Is that such a problem, if insights of this sort can be constrained by a demand for popular assent in order to avoid mistakes and sheer personal eccentricity (since one would naturally imagine that cultural heritage would excite suitable sentiments in more than a single person whose culture it was)? With regard to establishing what things are evocative, moving, etc. one can of course poll a given demographic; what bothers me is the gap between 'n% of such-and-such a group find this ancient site evocative' and 'n% of such-and-such a group judge this ancient site to be valuable as a part of their heritage'. If I were to try to get around the unworkability of ad hoc agglutinations like 'evocative things' (and the corresponding lack of evocation critics and their theories) by relying wholly on testimony and popular assent, then I think I should be evading a question about which philosophical work on heritage ethics really ought to seek to offer some guidance, viz. are such experiential impressions, even when irreducibly mysterious, fit to form the basis for judging that something has moral worth as heritage?

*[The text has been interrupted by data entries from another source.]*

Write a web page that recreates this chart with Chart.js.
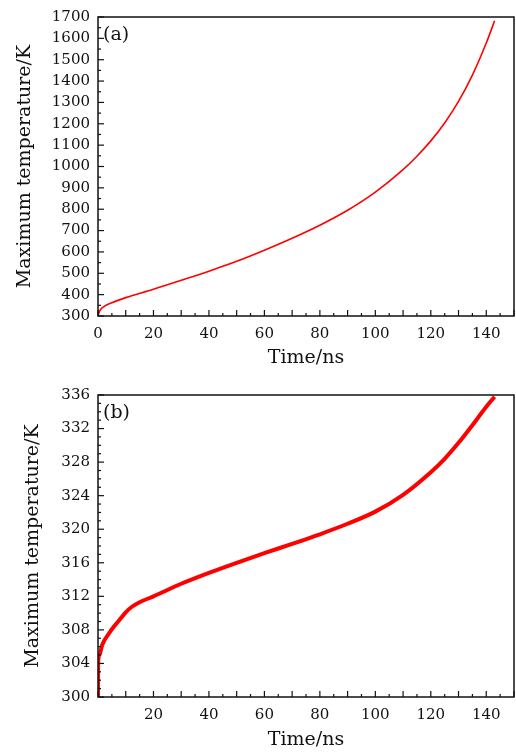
<!DOCTYPE html>
<html>
<head>
<meta charset="utf-8">
<script src="https://cdn.jsdelivr.net/npm/chart.js@4.4.1/dist/chart.umd.min.js"></script>
<style>
  body { margin: 0; background: #fff; }
  .panel { position: absolute; left: 0; width: 516px; height: 376px; }
</style>
</head>
<body>
<div class="panel" style="top:0"><canvas id="chartA" width="516" height="376"></canvas></div>
<div class="panel" style="top:377px"><canvas id="chartB" width="516" height="376"></canvas></div>
<script>
// (a) max temperature over the whole run
const timeA = [0, 0.5, 1, 2, 5, 10, 20, 30, 40, 50, 60, 70, 80, 90, 100, 110, 115, 120, 125, 130, 135, 140, 143];
const tempA = [300, 320, 332, 343, 362, 386, 425, 467, 510, 556, 608, 664, 725, 795, 880, 985, 1048, 1120, 1204, 1305, 1428, 1578, 1682];

// (b) same quantity, smaller range
const timeB = [0, 0.05, 0.5, 1.5, 4, 6, 8, 10, 12, 15, 20, 30, 40, 50, 60, 70, 80, 90, 100, 110, 120, 125, 130, 135, 140, 143];
const tempB = [300, 304, 305, 306.2, 307.6, 308.5, 309.3, 310.1, 310.7, 311.3, 312.0, 313.5, 314.8, 316.0, 317.15, 318.25, 319.4, 320.65, 322.1, 324.1, 326.8, 328.4, 330.3, 332.4, 334.6, 335.8];

const xLabel = 'Time/ns';
const yLabel = 'Maximum temperature/K';
const serif = '"DejaVu Serif", serif';

// inward ticks + closed frame + panel letter
const frameTicks = {
    id: 'frameTicks',
    afterDraw(chart, args, opts) {
        const { ctx, chartArea: a } = chart;
        const x = chart.scales.x, y = chart.scales.y;
        ctx.save();
        ctx.strokeStyle = '#111';
        ctx.lineWidth = 1.2;
        x.ticks.forEach(t => {
            const px = x.getPixelForValue(t.value);
            const len = t.value % opts.xMajor === 0 ? 6 : 3;
            ctx.beginPath();
            ctx.moveTo(px, a.bottom);
            ctx.lineTo(px, a.bottom - len);
            ctx.stroke();
        });
        y.ticks.forEach(t => {
            const py = y.getPixelForValue(t.value);
            const len = Math.abs((t.value - 300) % opts.yMajor) < 1e-6 ? 6 : 3;
            ctx.beginPath();
            ctx.moveTo(a.left, py);
            ctx.lineTo(a.left + len, py);
            ctx.stroke();
        });
        ctx.lineWidth = 1.5;
        ctx.strokeRect(a.left, a.top, a.right - a.left, a.bottom - a.top);
        ctx.fillStyle = '#111';
        ctx.font = '19px ' + serif;
        ctx.textBaseline = 'middle';
        ctx.fillText(opts.label, a.left + 5, a.top + 18);
        ctx.restore();
    }
};

function makeChart(id, xs, ys, cfg) {
    const ctx = document.getElementById(id).getContext('2d');
    return new Chart(ctx, {
        type: 'line',
        data: {
            datasets: [{
                data: xs.map((t, i) => ({ x: t, y: ys[i] })),
                borderColor: '#ff0000',
                borderWidth: cfg.lineWidth,
                pointRadius: 0,
                cubicInterpolationMode: 'monotone',
                fill: false
            }]
        },
        options: {
            responsive: false,
            animation: false,
            layout: { padding: { top: cfg.top, right: 2, left: 0, bottom: 0 } },
            plugins: {
                legend: { display: false },
                tooltip: { enabled: false },
                frameTicks: { label: cfg.label, xMajor: 10, yMajor: cfg.yMajor }
            },
            scales: {
                x: {
                    type: 'linear',
                    min: 0,
                    max: 150,
                    grid: { display: false, drawTicks: false },
                    border: { display: false },
                    afterFit: s => { s.height = cfg.xHeight; s.paddingRight = 0; s.paddingLeft = 0; },
                    ticks: {
                        stepSize: 5,
                        autoSkip: false,
                        maxRotation: 0,
                        padding: 9,
                        color: '#111',
                        font: { family: serif, size: 15 },
                        callback: v => (v % 20 === 0 && (cfg.showZero || v !== 0)) ? String(v) : ''
                    },
                    title: {
                        display: true,
                        text: xLabel,
                        color: '#111',
                        font: { family: serif, size: 19 },
                        padding: { top: 0, bottom: cfg.xTitlePad }
                    }
                },
                y: {
                    min: 300,
                    max: cfg.yMax,
                    grid: { display: false, drawTicks: false },
                    border: { display: false },
                    afterFit: s => { s.width = 98; },
                    ticks: {
                        stepSize: cfg.yStep,
                        autoSkip: false,
                        padding: 8,
                        color: '#111',
                        font: { family: serif, size: 15 },
                        callback: v => Math.abs((v - 300) % cfg.yLabelStep) < 1e-6 ? String(v) : ''
                    },
                    title: {
                        display: true,
                        text: yLabel,
                        color: '#111',
                        font: { family: serif, size: 19 },
                        padding: { top: cfg.yTitlePad, bottom: 0 }
                    }
                }
            }
        },
        plugins: [frameTicks]
    });
}

document.addEventListener('DOMContentLoaded', function () {
    makeChart('chartA', timeA, tempA, {
        label: '(a)', lineWidth: 1.6, top: 14, xHeight: 60, xTitlePad: 7, yTitlePad: 14,
        yMax: 1700, yStep: 50, yLabelStep: 100, yMajor: 100, showZero: true
    });
    makeChart('chartB', timeB, tempB, {
        label: '(b)', lineWidth: 4, top: 18, xHeight: 56, xTitlePad: 2, yTitlePad: 22,
        yMax: 336, yStep: 1, yLabelStep: 4, yMajor: 4, showZero: false
    });
});
</script>
</body>
</html>
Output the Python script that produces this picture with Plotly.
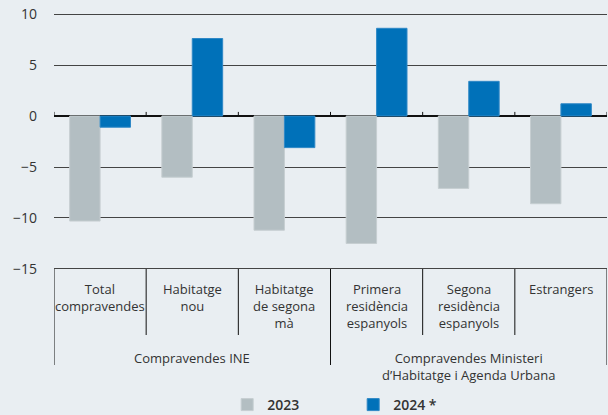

As I write this I'm persistently reminded of æsthetic value – there may well be overlap – but the mysterious by its nature seems to resist our getting to grips with it; Otto's mysterium tremendum, for example, doesn't look as though it boils down to a matter of standards of taste and æsthetic judgment. It does look like a form of engaging with things that, as in the case of the war memorial, may involve heritage and the significance it holds; but the difficulty remains that even hazily quantified moral value on the one hand, and things not readily captured conceptually on the other, look hard to reconcile.